- _Task inputs_:
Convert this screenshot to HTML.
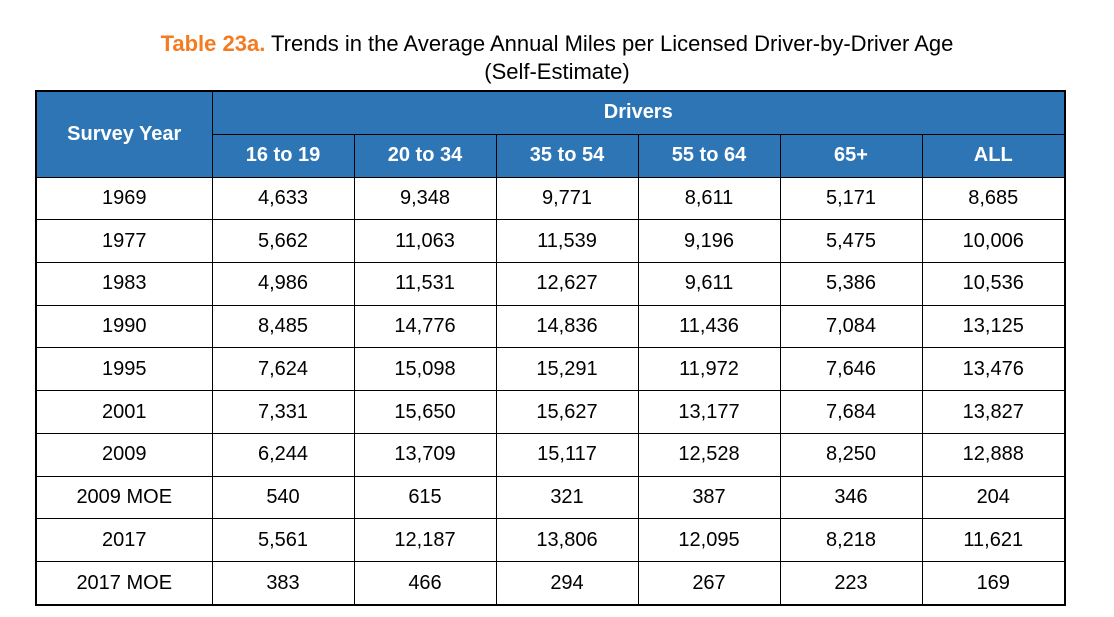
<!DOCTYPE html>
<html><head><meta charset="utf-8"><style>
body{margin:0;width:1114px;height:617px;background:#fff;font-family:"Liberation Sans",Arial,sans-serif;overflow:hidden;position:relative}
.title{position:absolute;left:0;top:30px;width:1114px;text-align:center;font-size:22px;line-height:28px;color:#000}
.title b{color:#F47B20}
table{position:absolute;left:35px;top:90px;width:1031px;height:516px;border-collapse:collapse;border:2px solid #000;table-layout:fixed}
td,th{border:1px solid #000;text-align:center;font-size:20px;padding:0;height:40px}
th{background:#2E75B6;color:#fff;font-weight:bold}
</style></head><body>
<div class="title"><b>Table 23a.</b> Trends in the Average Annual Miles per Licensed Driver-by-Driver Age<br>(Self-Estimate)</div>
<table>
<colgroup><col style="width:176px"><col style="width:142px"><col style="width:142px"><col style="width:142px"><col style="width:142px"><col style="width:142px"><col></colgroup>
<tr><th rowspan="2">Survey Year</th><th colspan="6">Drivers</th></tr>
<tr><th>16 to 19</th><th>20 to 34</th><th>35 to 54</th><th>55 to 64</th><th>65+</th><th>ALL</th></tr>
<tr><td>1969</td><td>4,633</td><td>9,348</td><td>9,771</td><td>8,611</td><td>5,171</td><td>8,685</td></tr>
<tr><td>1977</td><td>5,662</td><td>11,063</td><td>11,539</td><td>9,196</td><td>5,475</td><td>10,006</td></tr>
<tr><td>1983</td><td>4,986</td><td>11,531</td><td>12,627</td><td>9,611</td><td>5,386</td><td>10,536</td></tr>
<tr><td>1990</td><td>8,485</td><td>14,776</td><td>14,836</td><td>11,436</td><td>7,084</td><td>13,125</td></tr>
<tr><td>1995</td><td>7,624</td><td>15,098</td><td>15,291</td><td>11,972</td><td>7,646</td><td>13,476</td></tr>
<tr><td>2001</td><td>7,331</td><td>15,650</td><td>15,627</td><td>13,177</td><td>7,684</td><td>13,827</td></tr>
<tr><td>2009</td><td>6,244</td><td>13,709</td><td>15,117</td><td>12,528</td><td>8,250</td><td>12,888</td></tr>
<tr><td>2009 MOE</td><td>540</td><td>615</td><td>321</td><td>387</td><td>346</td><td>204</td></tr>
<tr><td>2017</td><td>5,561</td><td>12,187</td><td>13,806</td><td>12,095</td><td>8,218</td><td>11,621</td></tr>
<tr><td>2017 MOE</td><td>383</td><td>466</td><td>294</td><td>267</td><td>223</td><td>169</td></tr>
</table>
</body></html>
---
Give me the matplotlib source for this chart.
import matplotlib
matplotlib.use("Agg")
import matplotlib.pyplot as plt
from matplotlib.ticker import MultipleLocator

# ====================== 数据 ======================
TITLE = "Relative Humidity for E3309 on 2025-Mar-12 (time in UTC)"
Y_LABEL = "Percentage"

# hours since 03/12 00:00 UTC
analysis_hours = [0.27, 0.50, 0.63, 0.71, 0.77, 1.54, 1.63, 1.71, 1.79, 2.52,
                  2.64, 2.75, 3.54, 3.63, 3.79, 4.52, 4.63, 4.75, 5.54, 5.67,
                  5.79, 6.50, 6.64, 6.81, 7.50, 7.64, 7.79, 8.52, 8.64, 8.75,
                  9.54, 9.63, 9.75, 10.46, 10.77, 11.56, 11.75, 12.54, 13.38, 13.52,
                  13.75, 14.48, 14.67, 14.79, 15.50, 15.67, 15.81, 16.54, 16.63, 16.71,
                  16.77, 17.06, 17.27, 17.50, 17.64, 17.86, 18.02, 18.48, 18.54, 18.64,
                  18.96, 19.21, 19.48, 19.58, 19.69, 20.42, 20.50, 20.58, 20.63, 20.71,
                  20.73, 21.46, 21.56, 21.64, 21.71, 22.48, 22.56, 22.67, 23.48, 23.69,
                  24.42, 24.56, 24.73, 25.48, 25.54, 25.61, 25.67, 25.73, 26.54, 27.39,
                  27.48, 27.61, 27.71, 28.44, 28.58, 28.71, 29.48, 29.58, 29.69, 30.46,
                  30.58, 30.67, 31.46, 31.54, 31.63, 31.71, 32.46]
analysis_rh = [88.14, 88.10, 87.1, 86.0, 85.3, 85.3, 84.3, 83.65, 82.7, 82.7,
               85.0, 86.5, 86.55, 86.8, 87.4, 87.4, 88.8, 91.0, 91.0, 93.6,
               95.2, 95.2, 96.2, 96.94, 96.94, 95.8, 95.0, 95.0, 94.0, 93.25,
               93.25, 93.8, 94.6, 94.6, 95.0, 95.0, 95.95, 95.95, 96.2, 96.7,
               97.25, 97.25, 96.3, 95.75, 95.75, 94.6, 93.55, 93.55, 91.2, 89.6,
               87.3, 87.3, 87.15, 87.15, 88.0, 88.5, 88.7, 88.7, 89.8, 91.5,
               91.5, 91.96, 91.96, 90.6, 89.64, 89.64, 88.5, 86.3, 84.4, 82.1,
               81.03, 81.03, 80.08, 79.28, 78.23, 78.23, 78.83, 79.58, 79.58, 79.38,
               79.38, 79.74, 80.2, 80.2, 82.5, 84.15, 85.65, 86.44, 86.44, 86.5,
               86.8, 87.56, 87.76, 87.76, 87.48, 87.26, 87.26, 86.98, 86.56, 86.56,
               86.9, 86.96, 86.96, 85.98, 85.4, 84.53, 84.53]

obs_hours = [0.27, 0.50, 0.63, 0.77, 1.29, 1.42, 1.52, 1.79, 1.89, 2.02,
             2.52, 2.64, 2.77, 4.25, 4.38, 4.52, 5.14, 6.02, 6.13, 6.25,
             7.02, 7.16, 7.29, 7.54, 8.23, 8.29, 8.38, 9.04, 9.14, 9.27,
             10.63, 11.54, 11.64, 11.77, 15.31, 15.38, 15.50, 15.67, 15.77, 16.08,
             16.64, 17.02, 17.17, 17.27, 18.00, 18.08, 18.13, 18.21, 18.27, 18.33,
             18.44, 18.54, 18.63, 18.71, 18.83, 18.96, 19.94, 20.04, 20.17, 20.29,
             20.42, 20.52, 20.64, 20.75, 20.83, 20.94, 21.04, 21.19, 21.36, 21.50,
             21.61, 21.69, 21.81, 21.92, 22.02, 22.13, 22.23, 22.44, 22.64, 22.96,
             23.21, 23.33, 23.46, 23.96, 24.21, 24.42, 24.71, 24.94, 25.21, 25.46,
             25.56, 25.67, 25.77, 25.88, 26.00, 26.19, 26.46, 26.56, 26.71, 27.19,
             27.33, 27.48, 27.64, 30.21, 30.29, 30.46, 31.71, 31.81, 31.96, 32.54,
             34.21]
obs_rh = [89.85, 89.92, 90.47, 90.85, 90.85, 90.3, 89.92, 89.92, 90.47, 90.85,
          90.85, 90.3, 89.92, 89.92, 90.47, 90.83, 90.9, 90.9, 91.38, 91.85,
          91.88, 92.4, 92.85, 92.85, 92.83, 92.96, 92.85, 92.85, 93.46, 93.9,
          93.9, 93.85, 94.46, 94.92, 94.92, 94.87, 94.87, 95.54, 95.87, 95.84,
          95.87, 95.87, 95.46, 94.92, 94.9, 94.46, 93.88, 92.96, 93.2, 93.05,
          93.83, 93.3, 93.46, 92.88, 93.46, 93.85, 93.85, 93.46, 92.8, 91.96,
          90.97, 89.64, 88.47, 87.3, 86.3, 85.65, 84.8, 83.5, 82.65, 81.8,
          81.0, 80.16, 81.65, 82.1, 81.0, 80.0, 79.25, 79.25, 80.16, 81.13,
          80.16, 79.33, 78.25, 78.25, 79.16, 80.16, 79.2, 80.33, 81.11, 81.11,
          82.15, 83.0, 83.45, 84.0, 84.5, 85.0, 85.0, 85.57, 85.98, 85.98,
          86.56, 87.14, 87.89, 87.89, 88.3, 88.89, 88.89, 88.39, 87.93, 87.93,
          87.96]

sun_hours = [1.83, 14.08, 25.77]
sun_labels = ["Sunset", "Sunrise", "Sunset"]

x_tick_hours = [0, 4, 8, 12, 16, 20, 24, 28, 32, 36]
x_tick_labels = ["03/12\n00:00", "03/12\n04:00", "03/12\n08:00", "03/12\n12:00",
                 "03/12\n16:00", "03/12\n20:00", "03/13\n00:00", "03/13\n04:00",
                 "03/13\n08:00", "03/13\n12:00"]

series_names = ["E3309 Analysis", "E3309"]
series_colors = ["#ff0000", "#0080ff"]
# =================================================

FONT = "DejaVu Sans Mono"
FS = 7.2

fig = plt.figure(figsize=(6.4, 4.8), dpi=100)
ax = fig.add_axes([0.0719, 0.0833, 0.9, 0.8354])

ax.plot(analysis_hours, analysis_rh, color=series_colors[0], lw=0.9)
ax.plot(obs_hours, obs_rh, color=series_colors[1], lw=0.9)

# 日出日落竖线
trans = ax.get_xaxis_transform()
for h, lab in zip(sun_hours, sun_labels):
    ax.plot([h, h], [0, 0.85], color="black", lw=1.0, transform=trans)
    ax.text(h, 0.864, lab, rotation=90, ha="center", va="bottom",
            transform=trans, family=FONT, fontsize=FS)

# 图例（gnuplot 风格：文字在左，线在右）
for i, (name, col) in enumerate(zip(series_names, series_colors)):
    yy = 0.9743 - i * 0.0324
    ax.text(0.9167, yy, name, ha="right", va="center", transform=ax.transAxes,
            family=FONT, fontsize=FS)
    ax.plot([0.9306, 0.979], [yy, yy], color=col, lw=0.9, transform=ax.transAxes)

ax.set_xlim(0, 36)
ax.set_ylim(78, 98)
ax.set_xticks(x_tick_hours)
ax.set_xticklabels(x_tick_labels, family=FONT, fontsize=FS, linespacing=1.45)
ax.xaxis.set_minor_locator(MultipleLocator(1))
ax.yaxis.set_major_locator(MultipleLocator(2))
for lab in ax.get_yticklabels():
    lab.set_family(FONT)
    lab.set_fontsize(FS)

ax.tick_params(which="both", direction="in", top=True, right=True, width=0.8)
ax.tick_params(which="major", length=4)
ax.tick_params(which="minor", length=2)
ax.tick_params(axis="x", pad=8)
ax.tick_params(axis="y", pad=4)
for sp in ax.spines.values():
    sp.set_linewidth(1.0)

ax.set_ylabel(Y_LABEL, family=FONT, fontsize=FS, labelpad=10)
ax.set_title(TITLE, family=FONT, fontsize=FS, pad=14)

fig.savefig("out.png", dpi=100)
---
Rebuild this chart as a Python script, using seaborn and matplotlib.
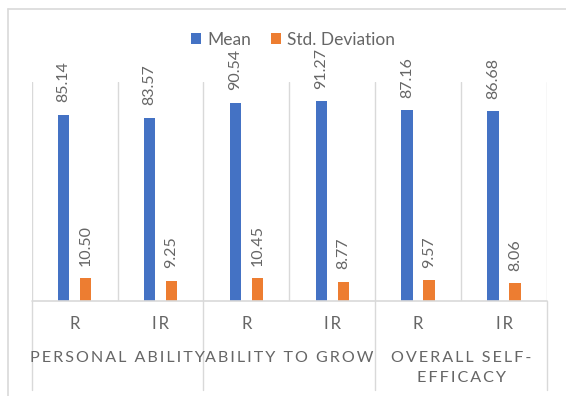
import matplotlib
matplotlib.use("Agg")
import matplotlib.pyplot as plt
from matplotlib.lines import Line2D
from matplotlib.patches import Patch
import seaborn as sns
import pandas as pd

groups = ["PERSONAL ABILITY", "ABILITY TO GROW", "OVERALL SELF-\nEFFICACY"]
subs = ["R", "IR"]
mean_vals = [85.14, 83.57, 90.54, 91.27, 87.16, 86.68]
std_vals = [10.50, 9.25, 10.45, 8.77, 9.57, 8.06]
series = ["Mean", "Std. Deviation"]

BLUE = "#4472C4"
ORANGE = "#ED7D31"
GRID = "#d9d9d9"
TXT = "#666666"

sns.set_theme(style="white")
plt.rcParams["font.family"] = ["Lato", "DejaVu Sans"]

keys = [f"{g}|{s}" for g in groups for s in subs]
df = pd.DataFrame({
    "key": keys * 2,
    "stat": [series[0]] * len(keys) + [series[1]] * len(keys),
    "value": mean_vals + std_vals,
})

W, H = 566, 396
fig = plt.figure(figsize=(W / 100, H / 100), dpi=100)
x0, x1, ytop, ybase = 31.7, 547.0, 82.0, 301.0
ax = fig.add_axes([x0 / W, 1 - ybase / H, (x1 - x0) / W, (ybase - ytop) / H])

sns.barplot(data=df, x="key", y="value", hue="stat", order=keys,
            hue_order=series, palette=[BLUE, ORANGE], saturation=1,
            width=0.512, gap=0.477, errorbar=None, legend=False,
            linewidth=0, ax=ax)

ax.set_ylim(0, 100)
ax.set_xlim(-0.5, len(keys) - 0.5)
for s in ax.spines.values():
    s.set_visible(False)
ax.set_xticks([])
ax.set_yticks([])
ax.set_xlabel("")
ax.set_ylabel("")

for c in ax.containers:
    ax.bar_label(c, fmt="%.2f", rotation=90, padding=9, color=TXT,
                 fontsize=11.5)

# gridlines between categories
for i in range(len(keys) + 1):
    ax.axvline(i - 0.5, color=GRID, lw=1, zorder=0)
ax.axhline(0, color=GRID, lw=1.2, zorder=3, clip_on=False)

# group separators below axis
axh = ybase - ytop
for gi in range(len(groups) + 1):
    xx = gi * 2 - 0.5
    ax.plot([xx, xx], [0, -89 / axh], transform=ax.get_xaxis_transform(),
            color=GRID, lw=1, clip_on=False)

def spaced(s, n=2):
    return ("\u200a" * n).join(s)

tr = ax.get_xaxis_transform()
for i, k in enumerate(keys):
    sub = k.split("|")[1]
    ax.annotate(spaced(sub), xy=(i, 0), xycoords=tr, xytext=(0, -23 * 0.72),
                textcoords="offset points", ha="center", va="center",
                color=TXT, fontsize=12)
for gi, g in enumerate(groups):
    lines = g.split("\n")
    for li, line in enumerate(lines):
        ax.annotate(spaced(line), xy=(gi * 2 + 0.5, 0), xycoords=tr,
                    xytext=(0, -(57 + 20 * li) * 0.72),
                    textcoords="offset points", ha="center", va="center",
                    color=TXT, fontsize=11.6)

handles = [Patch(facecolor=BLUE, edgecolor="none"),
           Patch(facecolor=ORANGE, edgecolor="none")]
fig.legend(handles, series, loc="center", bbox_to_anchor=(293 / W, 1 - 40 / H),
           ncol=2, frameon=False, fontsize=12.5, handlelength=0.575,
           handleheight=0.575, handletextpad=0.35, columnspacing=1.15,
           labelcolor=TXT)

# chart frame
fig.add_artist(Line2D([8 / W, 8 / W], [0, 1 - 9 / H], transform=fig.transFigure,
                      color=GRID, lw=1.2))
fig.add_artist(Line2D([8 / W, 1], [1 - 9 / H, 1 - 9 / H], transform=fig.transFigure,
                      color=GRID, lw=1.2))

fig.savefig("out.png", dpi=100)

- _Brief_: Give again, exactly as written, only the lines that start at the one with "Rebuild this chart" and end at the one with "linewidth=0, ax=ax)", both included. Skip any pictures.

- _Expected output_:
Rebuild this chart as a Python script, using seaborn and matplotlib.
import matplotlib
matplotlib.use("Agg")
import matplotlib.pyplot as plt
from matplotlib.lines import Line2D
from matplotlib.patches import Patch
import seaborn as sns
import pandas as pd

groups = ["PERSONAL ABILITY", "ABILITY TO GROW", "OVERALL SELF-\nEFFICACY"]
subs = ["R", "IR"]
mean_vals = [85.14, 83.57, 90.54, 91.27, 87.16, 86.68]
std_vals = [10.50, 9.25, 10.45, 8.77, 9.57, 8.06]
series = ["Mean", "Std. Deviation"]

BLUE = "#4472C4"
ORANGE = "#ED7D31"
GRID = "#d9d9d9"
TXT = "#666666"

sns.set_theme(style="white")
plt.rcParams["font.family"] = ["Lato", "DejaVu Sans"]

keys = [f"{g}|{s}" for g in groups for s in subs]
df = pd.DataFrame({
    "key": keys * 2,
    "stat": [series[0]] * len(keys) + [series[1]] * len(keys),
    "value": mean_vals + std_vals,
})

W, H = 566, 396
fig = plt.figure(figsize=(W / 100, H / 100), dpi=100)
x0, x1, ytop, ybase = 31.7, 547.0, 82.0, 301.0
ax = fig.add_axes([x0 / W, 1 - ybase / H, (x1 - x0) / W, (ybase - ytop) / H])

sns.barplot(data=df, x="key", y="value", hue="stat", order=keys,
            hue_order=series, palette=[BLUE, ORANGE], saturation=1,
            width=0.512, gap=0.477, errorbar=None, legend=False,
            linewidth=0, ax=ax)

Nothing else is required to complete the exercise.